What is done to horses and deer is not considered torture. Surely though there are degrees of torture. We do not drown or electrocute the horses, but we do whip them, and force them to race against their will.

As Vick is condemned for committing a federal crime, for torturing an animal that our society has selectively given lawful protection too, let us not forget what some of the more serious sins against human beings that are committed against humanity that go unpunished every day.

When the former Chiefs linebacker, Derrick Thomas, passed away in 2000, he left behind a great amount of wealth earned from playing football. Most remember him as a great linebacker. But few remember him as a terrible father. The following is Herb London of the Hudson Institute:

Derrick Thomas, the nine-time Pro-Bowl linebacker for the Kansas City Chiefs, died of a massive blood clot Feb. 8, a little more than two weeks after he was paralyzed in a car accident. There has been an extended period of grieving for the 33-year-old fallen football hero.

One eulogy after another mentioned Thomas' tireless money-raising efforts for a reading club that assisted urban kids with reading deficiency and a variety of other charitable causes. He was a poster boy for the United Way and a recipient of the Boy Scouts' Role Model Award, the Sports Illustrated for Kids Good Sport Award, the President George Bush Point of Light Award, National Football League Man of the Year Award, the Byron "Whizzer" White Humanitarian Award and the Veterans of Foreign Wars Man of the Year Award...

...What Peterson neglected to point out was what kind of decisions Thomas made in the last 15 years. He did not point out that Thomas has seven children with five different women, none of whom was his wife. His children live in Miami, Kansas City and Lawrence, Kan. In praising Thomas's many charitable acts, the eulogies omitted the personal discipline that should accompany bringing life into the world.

Thomas was a surrogate father to many children but was not a father to his own children. He spent Christmas handing out gifts to poor kids, but he wasn't around to offer solace for his own kids. Yet this is the man who was given a trunk-load of awards, praised as a man to be emulated.

Mr. London goes on to state:

However, these are unusual times. In some American subcultures there is status in producing babies, even if they aren't nurtured by their fathers. Professional sport has become a haven for such activity. One National Basketball Association team of 12 players had 32 illegitimate children, and that may be closer to the norm than the league office would like to admit.

In the United States at the moment -- with the rate of illegitimacy leveling off -- two-thirds of the black population and one-quarter of the total population are born out of wedlock. More than 80 percent of those in prison were born as illegitimate children. This is a national disgrace.

Yet, remarkably, Thomas is held up as a model. It is models like Thomas that represent the problem. If elites believe fathering children outside of marriage without responsibility is appropriate, why shouldn't young men searching for ways to assert their manhood adopt the same method? Instead of moral rectitude, elites now offer depravity.

This is far worse of a sin then any amount of dog killing could ever compare too. Players who live as if they are invincible tarnish the lives of those around them. This is not a race issue because white players are just as guilty. Even this past Spring it came out that Tom Brady had fathered an illegitimate child.

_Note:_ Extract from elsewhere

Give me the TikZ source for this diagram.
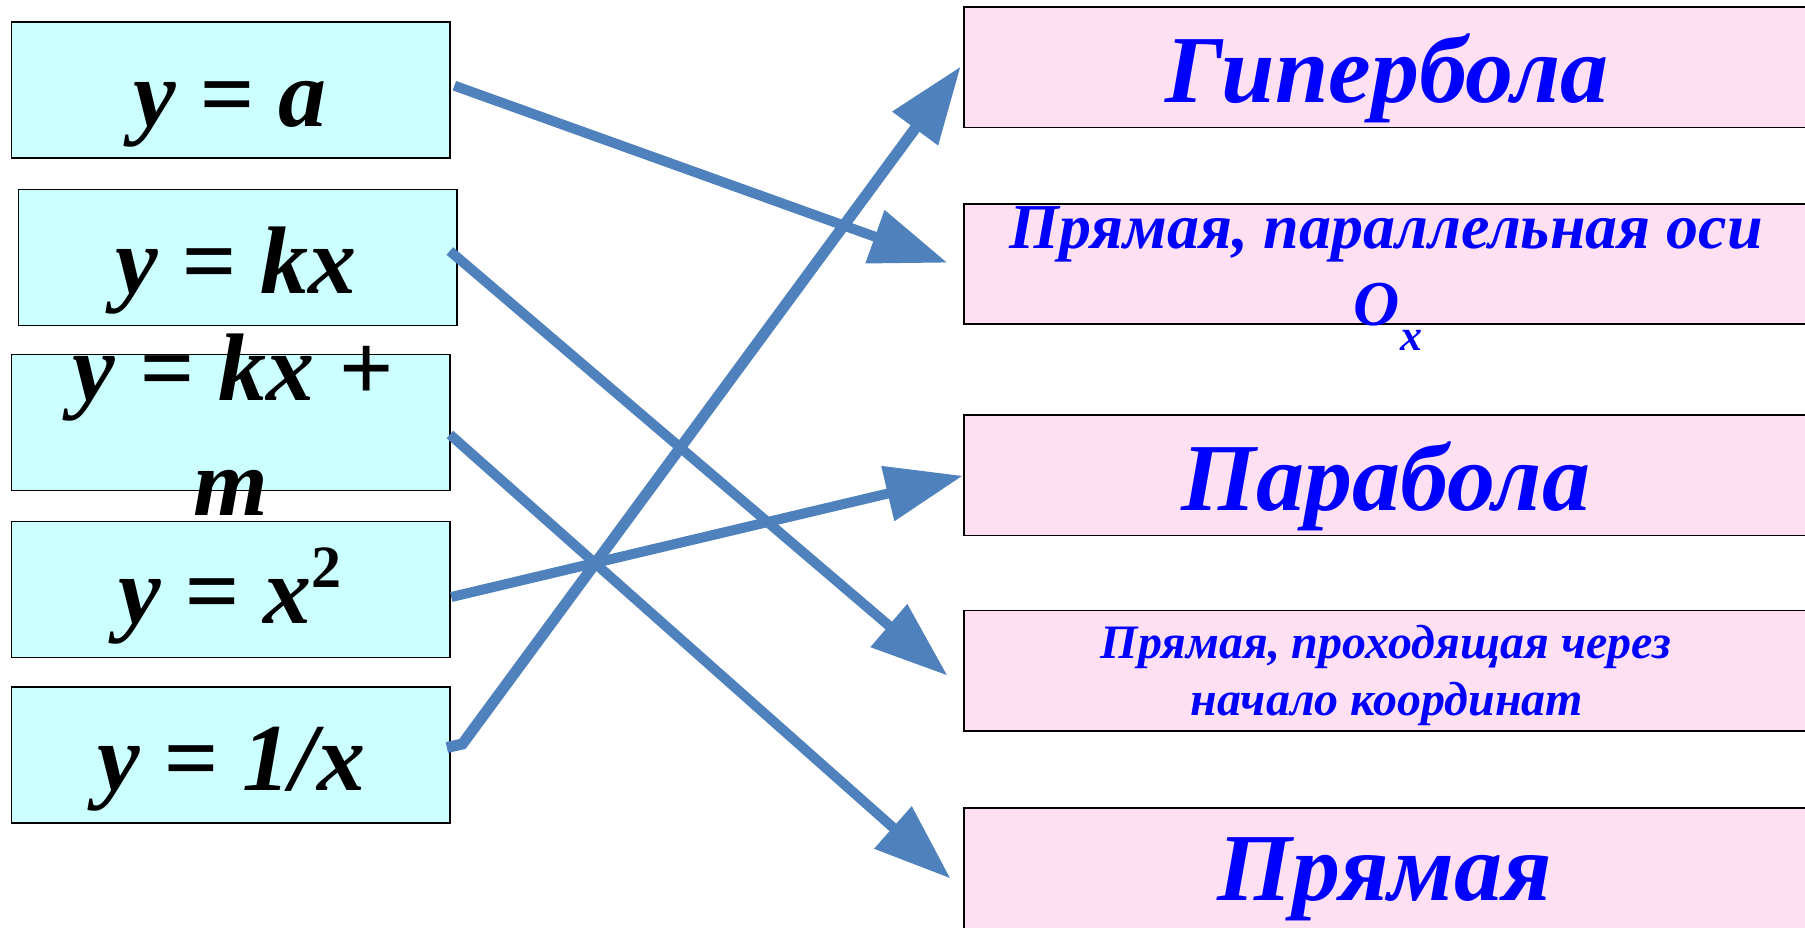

As far as I'm concerned, Vick should go to jail because he broke the law. However, there are worse things a person can do, and there are plenty of people with greater sin on their plate then Vick, and they get to play in the NFL, but not Vick.

This is a scenario where a dogs life in many ways is given more weight then a persons life. What of the children that are ignored and left without a father to look after them? What of the mothers that receive little help from the men who took advantage of them? Are these people not more human then dogs? The answer is obvious. Yet this underground problem will remain, and no federal statutes are being used to end this abuse of the human condition.

Perhaps we should reconsider our priority's back to the dignity of a human life.